In the face of growing tension, distrust, and transnational threats, we need a renewed and intensified commitment to dialogue and co-operation to strengthen our common security, said participants of 2021 OSCE Annual Security Review Conference. The conference opened today in Vienna under the motto, “Back to basics: our commitments, our security, our OSCE”.

The two-day Conference, hosted by Sweden’s 2021 OSCE Chairpersonship, has brought together high-level representatives of OSCE participating States and Partners for Co-operation as well as partnering organizations. They will have wide-ranging discussions on current security threats and challenges in the region and the OSCE’s role in addressing them. These discussions are taking place against the backdrop of ongoing ceasefire violations in eastern Ukraine and the resumption of armed hostilities in the Nagorno-Karabakh conflict context last autumn.

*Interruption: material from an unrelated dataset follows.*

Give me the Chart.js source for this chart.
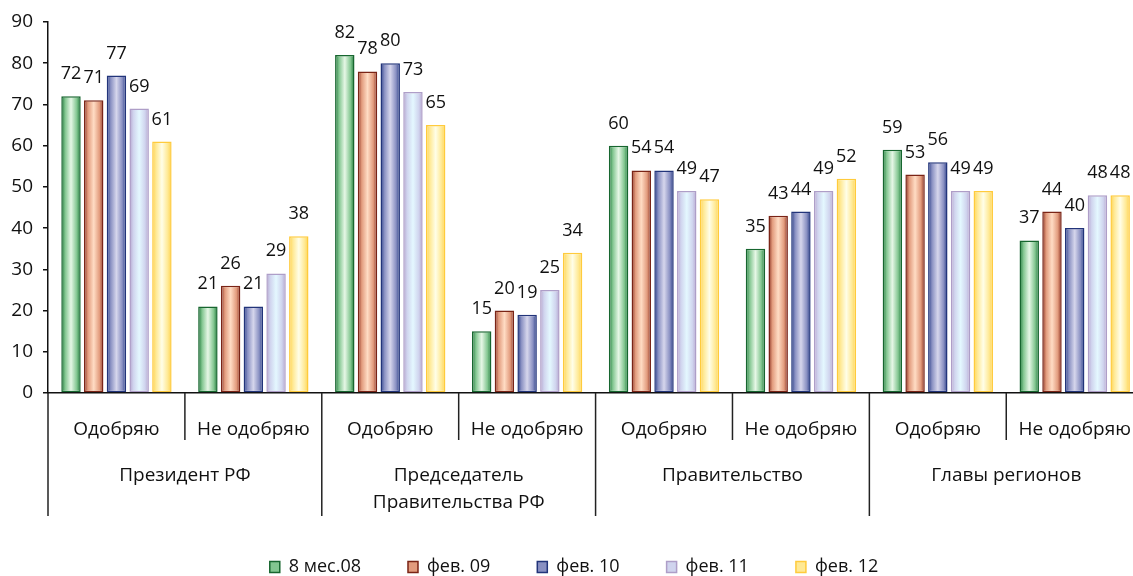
<!DOCTYPE html>
<html>
<head>
<meta charset="utf-8">
<script src="https://cdn.jsdelivr.net/npm/chart.js@4.4.1/dist/chart.umd.min.js"></script>
<style>
  html, body { margin: 0; padding: 0; background: #fff; overflow: hidden; }
  #wrap { width: 1148px; height: 600px; }
</style>
</head>
<body>
<div id="wrap"><canvas id="chart" width="1148" height="600"></canvas></div>
<script>
// sub categories on the axis, and the groups they belong to (two per group)
const categories = ["Одобряю", "Не одобряю", "Одобряю", "Не одобряю",
                    "Одобряю", "Не одобряю", "Одобряю", "Не одобряю"];
const groups = [["Президент РФ"], ["Председатель", "Правительства РФ"],
                ["Правительство"], ["Главы регионов"]];

const seriesNames = ["8 мес.08", "фев. 09", "фев. 10", "фев. 11", "фев. 12"];
const aug08 = [72, 21, 82, 15, 60, 35, 59, 37];
const feb09 = [71, 26, 78, 20, 54, 43, 53, 44];
const feb10 = [77, 21, 80, 19, 54, 44, 56, 40];
const feb11 = [69, 29, 73, 25, 49, 49, 49, 48];
const feb12 = [61, 38, 65, 34, 47, 52, 49, 48];

const yMin = 0;
const yMax = 90;
const yStep = 10;

// edge / mid / light colours for the shaded bars
const palette = [
  { border: "#17662f", edge: "#1d7638", mid: "#82c690", light: "#e6f7e6" },
  { border: "#7a2416", edge: "#8a3121", mid: "#e29b7d", light: "#ffdcc4" },
  { border: "#22347a", edge: "#293d86", mid: "#8990c2", light: "#d6d6ec" },
  { border: "#ae9ec8", edge: "#b4a4ce", mid: "#d0d4ee", light: "#e4f8ff" },
  { border: "#ffcb3c", edge: "#ffd24c", mid: "#ffe994", light: "#fffee8" },
];

const FONT = "'Open Sans', 'Noto Sans', sans-serif";

const barShade = {
  id: "barShade",
  beforeDatasetsDraw(chart) {
    const ctx = chart.ctx;
    chart.data.datasets.forEach((ds, i) => {
      const pal = palette[i];
      chart.getDatasetMeta(i).data.forEach(bar => {
        const half = bar.width / 2;
        const g = ctx.createLinearGradient(bar.x - half, 0, bar.x + half, 0);
        g.addColorStop(0, pal.edge);
        g.addColorStop(0.2, pal.mid);
        g.addColorStop(0.5, pal.light);
        g.addColorStop(0.8, pal.mid);
        g.addColorStop(1, pal.edge);
        bar.options = Object.assign({}, bar.options, { backgroundColor: g });
      });
    });
  }
};

const valueLabels = {
  id: "valueLabels",
  afterDatasetsDraw(chart) {
    const ctx = chart.ctx;
    ctx.save();
    ctx.font = "18px " + FONT;
    ctx.fillStyle = "#111";
    ctx.textAlign = "center";
    ctx.textBaseline = "alphabetic";
    chart.data.datasets.forEach((ds, i) => {
      chart.getDatasetMeta(i).data.forEach((bar, j) => {
        ctx.fillText(String(ds.data[j]), bar.x, bar.y - 17);
      });
    });
    ctx.restore();
  }
};

// separators and the second row of category labels
const groupAxis = {
  id: "groupAxis",
  afterDraw(chart) {
    const x = chart.scales.x;
    const ctx = chart.ctx;
    const step = (x.right - x.left) / categories.length;
    ctx.save();
    ctx.strokeStyle = "#222";
    ctx.lineWidth = 1.5;
    for (let i = 0; i <= categories.length; i++) {
      const px = x.left + i * step;
      const len = i % 2 === 0 ? 123 : 47;
      ctx.beginPath();
      ctx.moveTo(px, x.top);
      ctx.lineTo(px, x.top + len);
      ctx.stroke();
    }
    ctx.font = "19px " + FONT;
    ctx.fillStyle = "#111";
    ctx.textAlign = "center";
    ctx.textBaseline = "middle";
    groups.forEach((lines, g) => {
      const cx = (x.getPixelForValue(2 * g) + x.getPixelForValue(2 * g + 1)) / 2;
      lines.forEach((t, k) => ctx.fillText(t, cx, x.top + 83 + k * 27));
    });
    ctx.restore();
  }
};

const seriesData = [aug08, feb09, feb10, feb11, feb12];

new Chart(document.getElementById("chart"), {
  type: "bar",
  data: {
    labels: categories,
    datasets: seriesData.map((vals, i) => ({
      label: seriesNames[i],
      data: vals,
      backgroundColor: palette[i].mid,
      borderColor: palette[i].border,
      borderWidth: 1.5,
      borderSkipped: false,
      categoryPercentage: 0.83,
      barPercentage: 0.855,
    })),
  },
  options: {
    responsive: false,
    animation: false,
    layout: { padding: { top: 22, left: 0, right: 0, bottom: 14 } },
    plugins: {
      title: { display: false },
      tooltip: { enabled: false },
      legend: {
        position: "bottom",
        labels: {
          boxWidth: 10,
          boxHeight: 11,
          padding: 47,
          color: "#111",
          font: { family: FONT, size: 18 },
        },
      },
    },
    scales: {
      x: {
        grid: { display: false },
        border: { display: true, color: "#111", width: 1.5 },
        ticks: { color: "#111", padding: 17, maxRotation: 0, autoSkip: false,
                 font: { family: FONT, size: 19 } },
        afterFit(scale) { scale.height = 118; },
      },
      y: {
        min: yMin,
        max: yMax,
        grid: { display: true, drawOnChartArea: false, drawTicks: true,
                tickLength: 5, color: "#111", lineWidth: 1.5 },
        border: { display: true, color: "#111", width: 1.5 },
        ticks: { stepSize: yStep, color: "#111", padding: 10,
                 font: { family: FONT, size: 19 } },
        afterFit(scale) { scale.width = 48; },
      },
    },
  },
  plugins: [barShade, valueLabels, groupAxis],
});
</script>
</body>
</html>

During the opening session, OSCE Chairperson-in-Office, Swedish Minister for Foreign Affairs Ann Linde expressed concerns over the deficit of trust and confidence between participating States and the impact of conflicts, crises, and transnational threats in the region, including in neighbouring countries such as Afghanistan. She reaffirmed the OSCE’s support to address these challenges and alleviate their impact on people, especially women and girls, and underscored that re-building trust is critical to stability and security.

”Today I want to talk about how we can work jointly to build trust. The single most effective measure would be for all participating States to fully adhere to existing commitments and principles – to abide by the Helsinki Final Act, the Paris Charter and the Astana Commemorative Declaration. These documents constitute the basis of our European Security Order”, Linde said. “But the OSCE also has a truly unique set of instruments in the context of regional security organizations, namely our toolbox of Confidence and Security Building Measures.”

OSCE Secretary General Helga Maria Schmid explained how participating States can use the platform and tools offered by the OSCE to intensify dialogue, reduce military risks, and re-build confidence. These include the OSCE toolbox for conflict prevention and early warning and the Structured Dialogue around arms control, as well as opportunities to co-operate with OSCE field missions, Institutions, and the Secretariat.

It is up to participating States “to muster the political will to use” what the OSCE provides, Schmid said. “We will all benefit if you do. I urge all participating States to reinvest energy and resources in the OSCE’s inclusive platform for dialogue, and to intensify efforts to increase mutual understanding and co-operation.”